Goldfein: USAF Needs “to Return to Our Expeditionary Roots”


Chief of Staff of the Air Force Gen. David Goldfein discusses issues facing USAF at AFA's Air, Space & Cyber Conference in National Harbor, Md., on Sept. 18. Staff photo by Mike Tsukamoto.?

To go with Monday’s announcement that the Air Force must grow about 25 percent in the next 12 years, Chief of Staff Gen. David Goldfein on Tuesday announced a substantial? overhaul of the Air & Space Expeditionary Force model which has governed service deployments in evolving ways since the mid-1990s.

“Over time, we have migrated away from expeditionary forces,” Goldfein said, as the AEF evolved into an equitable method of meeting—service insiders say “crowdsourcing”—combatant commander needs for Air Force capabilities. It has focused on forces, often at the individual level, “falling in on” well-established bases with a healthy infrastructure, he said.

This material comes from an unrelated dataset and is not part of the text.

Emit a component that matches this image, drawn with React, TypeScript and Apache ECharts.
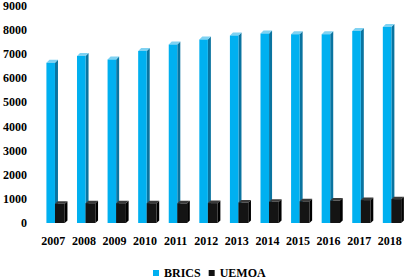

“We know how to … fight the base and operate under attack,” Goldfein said. But the “next fight” will require a shell game, where many small units disperse to many small and likely austere airfields, taking with them only so much support gear and people as they require.

“There will be few … established bases,” and few of the amenities USAF units have become accustomed to having when they deploy, Goldfein said. These detachments of units—Goldfein did not specify their size, though he suggested squadrons would be their building block— would “reach back” to Stateside bases for command and control and other support.

“It’s time to return to our expeditionary roots,” he declared.

The new units will have “flexibility and scalability” to address whatever demands the regional commander makes, Goldfein said. This new “mindset” will in turn drive everything from the kinds of equipment USAF buys to the nature of its exercises, how inspections are conducted, and other aspects of readiness. Units will deploy together, rather than deploy as aggregations of individuals rounded up from all over the Air Force, he said.

The Air Force will be “adapted and updated” from the old AEF, and this change will be “led by our MAJCOM commanders,” according to Goldfein. But squadrons “must be ready to operate independently.” There will also be “expeditionary groups and wings” to go with the new paradigm, and one of their key responsibilities will be base defense in “multiple layers.” They must be “the best in the world at defense” and Goldfein declared this to be “the year of the defender.” These units in turn must be practiced and linking with other joint forces in an expeditionary setting, he said.

Goldfein said not to fear the restructure, for while it represents a “seminal shift” in how USAF postures itself, “we’ve done this before.” It is part of USAF’s culture to “think outside the box—and maybe throw the box away.”

He concluded, “The fight is coming, and we have from this moment to get ready.”